During the 1930s, Ashton began participating in national competitions and juried exhibitions with the Art Institute of Chicago, the Brooklyn Museum, the Carnegie Institute and the Philadelphia Association of Arts and Letters, as well as others. She joined the WPA's Section of Painting and Sculpture in 1935. As part of a study to determine why some watercolor paintings retain their hues and others fade, Grumbacher sponsored a program in 1937 called the "Aqua-Chromatic Exhibition" and invited leading artists to participate. Ashton's painting, "Holiday" was part of the Lehigh University exhibit. In 1941, Ashton's design Defenders of the Wyoming Country—1778 was selected for the post office mural in Tunkhannock, Pennsylvania. It depicted a battle between American settlers and local Native American tribes during the year leading up to Sullivan's March.
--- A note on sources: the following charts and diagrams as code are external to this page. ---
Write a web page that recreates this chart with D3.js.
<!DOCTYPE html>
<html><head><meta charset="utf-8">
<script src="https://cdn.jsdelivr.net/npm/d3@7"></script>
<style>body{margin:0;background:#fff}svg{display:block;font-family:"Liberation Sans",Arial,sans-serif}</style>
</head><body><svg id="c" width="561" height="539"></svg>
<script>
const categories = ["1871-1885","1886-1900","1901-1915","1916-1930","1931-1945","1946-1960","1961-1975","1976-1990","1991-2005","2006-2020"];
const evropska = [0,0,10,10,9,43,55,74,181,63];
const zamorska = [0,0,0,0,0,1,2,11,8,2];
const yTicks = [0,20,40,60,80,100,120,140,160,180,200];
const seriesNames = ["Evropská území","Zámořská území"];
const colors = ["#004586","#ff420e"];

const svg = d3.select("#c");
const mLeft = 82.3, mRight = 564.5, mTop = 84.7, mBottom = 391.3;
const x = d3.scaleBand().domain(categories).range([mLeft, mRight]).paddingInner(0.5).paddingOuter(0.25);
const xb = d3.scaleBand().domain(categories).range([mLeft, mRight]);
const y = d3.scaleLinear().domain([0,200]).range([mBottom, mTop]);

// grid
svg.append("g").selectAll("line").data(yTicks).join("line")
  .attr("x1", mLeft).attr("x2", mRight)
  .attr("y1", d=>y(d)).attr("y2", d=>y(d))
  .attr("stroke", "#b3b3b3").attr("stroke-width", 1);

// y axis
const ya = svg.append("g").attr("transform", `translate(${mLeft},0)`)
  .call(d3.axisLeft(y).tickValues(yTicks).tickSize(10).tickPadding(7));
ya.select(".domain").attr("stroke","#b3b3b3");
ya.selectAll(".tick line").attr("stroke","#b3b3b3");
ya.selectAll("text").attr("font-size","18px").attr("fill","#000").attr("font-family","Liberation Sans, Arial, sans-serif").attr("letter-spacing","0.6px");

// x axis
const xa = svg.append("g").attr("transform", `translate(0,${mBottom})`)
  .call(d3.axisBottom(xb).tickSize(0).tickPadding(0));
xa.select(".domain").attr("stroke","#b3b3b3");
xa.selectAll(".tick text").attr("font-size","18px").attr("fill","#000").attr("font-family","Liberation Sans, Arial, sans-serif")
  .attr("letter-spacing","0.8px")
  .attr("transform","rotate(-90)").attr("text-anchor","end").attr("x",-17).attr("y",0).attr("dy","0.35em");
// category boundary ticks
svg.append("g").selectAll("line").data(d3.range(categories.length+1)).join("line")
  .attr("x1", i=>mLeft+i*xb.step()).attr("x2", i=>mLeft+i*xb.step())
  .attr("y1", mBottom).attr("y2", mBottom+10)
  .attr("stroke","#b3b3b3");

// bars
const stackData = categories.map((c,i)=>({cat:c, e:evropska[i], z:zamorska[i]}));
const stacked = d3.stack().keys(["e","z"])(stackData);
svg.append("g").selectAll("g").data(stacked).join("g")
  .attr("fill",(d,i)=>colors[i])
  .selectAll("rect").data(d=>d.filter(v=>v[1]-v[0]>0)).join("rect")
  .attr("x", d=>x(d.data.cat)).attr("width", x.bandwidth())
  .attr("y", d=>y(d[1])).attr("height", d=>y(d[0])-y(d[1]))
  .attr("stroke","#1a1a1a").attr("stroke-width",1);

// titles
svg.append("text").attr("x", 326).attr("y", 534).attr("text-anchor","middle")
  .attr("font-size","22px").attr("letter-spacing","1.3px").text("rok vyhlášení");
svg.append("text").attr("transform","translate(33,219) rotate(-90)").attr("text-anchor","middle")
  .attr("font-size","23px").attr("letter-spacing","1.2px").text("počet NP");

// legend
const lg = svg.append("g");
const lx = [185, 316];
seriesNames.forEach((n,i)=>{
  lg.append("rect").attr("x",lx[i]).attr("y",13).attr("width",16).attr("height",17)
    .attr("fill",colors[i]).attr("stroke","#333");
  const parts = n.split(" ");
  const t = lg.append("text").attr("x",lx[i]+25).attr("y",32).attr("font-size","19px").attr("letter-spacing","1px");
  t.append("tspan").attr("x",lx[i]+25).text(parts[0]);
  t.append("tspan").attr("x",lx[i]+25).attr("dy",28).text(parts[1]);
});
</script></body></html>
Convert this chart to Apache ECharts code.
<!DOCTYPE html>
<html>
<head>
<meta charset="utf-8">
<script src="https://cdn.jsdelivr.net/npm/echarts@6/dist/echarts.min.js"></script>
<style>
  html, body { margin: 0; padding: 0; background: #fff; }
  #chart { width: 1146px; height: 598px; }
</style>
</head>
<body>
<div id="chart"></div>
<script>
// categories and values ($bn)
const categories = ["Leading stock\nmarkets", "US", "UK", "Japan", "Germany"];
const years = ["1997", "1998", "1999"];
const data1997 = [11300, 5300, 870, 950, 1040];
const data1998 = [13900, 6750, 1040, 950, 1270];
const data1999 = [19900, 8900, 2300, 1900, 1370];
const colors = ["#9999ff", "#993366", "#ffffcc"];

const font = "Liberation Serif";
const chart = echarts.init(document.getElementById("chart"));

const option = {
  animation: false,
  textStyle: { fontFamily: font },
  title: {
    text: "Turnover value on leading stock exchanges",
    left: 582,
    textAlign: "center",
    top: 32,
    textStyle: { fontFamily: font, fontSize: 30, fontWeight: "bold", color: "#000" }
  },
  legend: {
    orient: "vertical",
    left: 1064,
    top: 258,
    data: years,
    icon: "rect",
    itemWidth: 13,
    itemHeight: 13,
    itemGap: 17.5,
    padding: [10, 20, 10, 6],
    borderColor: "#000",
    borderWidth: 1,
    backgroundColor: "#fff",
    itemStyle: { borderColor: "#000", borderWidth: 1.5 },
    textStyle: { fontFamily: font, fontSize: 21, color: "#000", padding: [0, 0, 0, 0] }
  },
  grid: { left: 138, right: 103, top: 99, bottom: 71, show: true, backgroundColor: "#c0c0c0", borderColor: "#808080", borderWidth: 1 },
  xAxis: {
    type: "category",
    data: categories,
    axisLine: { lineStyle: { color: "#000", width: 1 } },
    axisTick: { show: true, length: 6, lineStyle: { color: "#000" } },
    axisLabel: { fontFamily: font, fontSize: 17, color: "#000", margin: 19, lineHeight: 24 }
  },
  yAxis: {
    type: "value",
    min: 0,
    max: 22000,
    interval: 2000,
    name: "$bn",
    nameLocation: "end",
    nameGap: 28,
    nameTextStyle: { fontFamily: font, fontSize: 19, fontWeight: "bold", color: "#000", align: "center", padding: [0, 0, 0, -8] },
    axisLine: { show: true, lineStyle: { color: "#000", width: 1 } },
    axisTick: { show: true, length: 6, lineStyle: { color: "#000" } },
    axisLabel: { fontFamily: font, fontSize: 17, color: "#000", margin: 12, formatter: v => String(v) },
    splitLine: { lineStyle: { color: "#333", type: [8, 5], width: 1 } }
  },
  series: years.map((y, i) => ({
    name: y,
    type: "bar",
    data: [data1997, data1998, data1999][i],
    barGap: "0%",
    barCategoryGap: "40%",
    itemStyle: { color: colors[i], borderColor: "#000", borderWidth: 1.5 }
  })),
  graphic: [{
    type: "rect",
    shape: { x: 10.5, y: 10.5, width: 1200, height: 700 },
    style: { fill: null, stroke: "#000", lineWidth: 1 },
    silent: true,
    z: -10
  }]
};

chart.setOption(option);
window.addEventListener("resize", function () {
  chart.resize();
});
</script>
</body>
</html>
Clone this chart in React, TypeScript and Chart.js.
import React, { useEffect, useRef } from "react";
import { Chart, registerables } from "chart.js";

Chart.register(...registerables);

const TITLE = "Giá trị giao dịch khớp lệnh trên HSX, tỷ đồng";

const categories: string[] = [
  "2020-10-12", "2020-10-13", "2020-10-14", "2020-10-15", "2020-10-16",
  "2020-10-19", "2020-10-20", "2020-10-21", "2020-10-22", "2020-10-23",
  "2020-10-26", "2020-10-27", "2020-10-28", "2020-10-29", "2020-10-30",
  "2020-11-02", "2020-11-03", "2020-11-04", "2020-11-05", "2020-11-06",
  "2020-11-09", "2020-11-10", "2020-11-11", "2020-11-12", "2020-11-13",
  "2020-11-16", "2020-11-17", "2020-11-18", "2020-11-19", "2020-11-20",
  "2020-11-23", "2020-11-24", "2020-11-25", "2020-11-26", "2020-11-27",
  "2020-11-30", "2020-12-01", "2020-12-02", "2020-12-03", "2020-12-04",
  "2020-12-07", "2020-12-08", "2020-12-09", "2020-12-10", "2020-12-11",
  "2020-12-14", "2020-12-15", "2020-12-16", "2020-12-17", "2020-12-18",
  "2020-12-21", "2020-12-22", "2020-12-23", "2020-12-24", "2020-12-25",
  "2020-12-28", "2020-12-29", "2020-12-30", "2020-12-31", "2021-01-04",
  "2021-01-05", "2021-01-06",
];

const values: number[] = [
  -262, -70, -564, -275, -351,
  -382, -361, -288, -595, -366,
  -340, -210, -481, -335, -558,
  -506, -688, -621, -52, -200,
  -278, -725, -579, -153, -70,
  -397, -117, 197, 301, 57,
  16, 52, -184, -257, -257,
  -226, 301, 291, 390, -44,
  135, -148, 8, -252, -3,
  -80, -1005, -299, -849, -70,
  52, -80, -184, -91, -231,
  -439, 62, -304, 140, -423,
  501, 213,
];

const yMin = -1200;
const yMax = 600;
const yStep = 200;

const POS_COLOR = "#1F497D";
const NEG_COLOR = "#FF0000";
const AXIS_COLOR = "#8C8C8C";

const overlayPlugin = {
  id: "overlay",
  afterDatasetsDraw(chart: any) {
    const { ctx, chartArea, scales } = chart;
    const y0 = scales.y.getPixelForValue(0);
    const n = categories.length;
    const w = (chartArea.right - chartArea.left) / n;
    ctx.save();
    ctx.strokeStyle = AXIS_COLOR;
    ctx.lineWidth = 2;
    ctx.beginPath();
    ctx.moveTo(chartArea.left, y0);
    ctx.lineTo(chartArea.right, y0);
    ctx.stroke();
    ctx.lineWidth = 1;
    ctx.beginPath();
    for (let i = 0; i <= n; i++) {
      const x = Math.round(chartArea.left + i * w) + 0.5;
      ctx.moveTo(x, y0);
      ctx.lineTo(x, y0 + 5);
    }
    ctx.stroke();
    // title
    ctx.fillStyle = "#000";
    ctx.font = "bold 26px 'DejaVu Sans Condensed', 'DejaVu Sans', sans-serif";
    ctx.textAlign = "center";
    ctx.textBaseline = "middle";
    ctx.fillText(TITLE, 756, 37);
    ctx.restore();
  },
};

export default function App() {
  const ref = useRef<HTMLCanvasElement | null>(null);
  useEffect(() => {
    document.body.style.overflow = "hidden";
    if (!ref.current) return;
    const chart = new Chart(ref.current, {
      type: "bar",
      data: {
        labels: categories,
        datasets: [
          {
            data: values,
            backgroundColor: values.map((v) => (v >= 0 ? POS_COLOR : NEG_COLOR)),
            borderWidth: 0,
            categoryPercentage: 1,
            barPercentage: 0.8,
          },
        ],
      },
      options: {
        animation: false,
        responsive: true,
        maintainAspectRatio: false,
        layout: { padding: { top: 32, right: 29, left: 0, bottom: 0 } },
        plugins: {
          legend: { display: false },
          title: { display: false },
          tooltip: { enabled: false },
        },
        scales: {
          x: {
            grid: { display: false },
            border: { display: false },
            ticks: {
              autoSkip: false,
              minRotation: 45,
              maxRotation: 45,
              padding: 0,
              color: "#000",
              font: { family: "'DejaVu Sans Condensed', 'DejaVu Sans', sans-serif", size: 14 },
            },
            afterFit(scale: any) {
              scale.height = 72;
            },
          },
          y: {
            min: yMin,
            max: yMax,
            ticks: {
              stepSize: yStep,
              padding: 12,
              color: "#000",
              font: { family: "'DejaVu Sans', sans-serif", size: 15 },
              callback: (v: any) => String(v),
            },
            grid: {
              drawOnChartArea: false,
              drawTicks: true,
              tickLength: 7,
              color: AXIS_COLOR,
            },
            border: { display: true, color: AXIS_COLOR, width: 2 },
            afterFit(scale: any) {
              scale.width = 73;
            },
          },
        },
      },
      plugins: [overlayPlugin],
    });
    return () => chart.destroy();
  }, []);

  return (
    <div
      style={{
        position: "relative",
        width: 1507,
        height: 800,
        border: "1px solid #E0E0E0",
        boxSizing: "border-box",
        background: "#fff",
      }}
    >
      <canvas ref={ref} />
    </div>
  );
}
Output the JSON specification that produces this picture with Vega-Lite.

Throughout the 1940s, Ashton continued exhibiting at venues such as the Gallery of the daVinci Alliance from 1939 to 1944 and from whom she won the 1943 prize; the Fine Arts Museums of San Francisco in 1941 and 1946; the American Color Print Society in 1945; the National Academy of Design (1946), as well as others. Ashton's early work focused on portraiture, but by the mid-1950s she was working with abstract concepts. Her later works synthesize both abstract and realism. From 1943 to 1957, she served on the Fellowship selection committee of the PAFA and traveled extensively in Central America and the Caribbean. Though Ashton became the librarian of the Pennsylvania Academy of the Fine Arts in 1957, she continued to paint and exhibit. One such show was for the Philadelphia Art Alliance's exhibit entitled "Carnival" in 1962. She retired as a librarian in the early 1970s. Ashton died in May 1975 in Philadelphia and within a month a posthumous art award was named in her honor by PAFA.

==Legacy==
In 1998, the mural Ashton painted in the Tunkhannock post office was restored and a television documentary was about it was planned in 2009. Ashton has works in the permanent collections of the National Gallery of Art in Washington, D.C., the Michener Art Museum in Doylestown, Pennsylvania, and the Binghamton University Art Museum. Ashton's portrait of her schoolmate and studio partner Rhoda Myers Medary is in the collection of Philadelphia's Woodmere Art Museum, as is her painting "Cotton Candy" (1952) and other artworks. In 2001, a showing of her work was held at the Marin-Price Galleries in Washington, D.C.'s Chevy Chase neighborhood and a reprise of the showing was held in 2011. In 2013, an exhibit of 40 of her works was on display at the Woodmere Art Museum in a showing entitled "Private Artist, Public Life: Ethel V. Ashton". One of the featured pieces, "River Drive" was painted during the Civil Rights Movement and depicts an African-American family on the Philadelphia street near Fairmount Park, which was controversial subject matter at that time.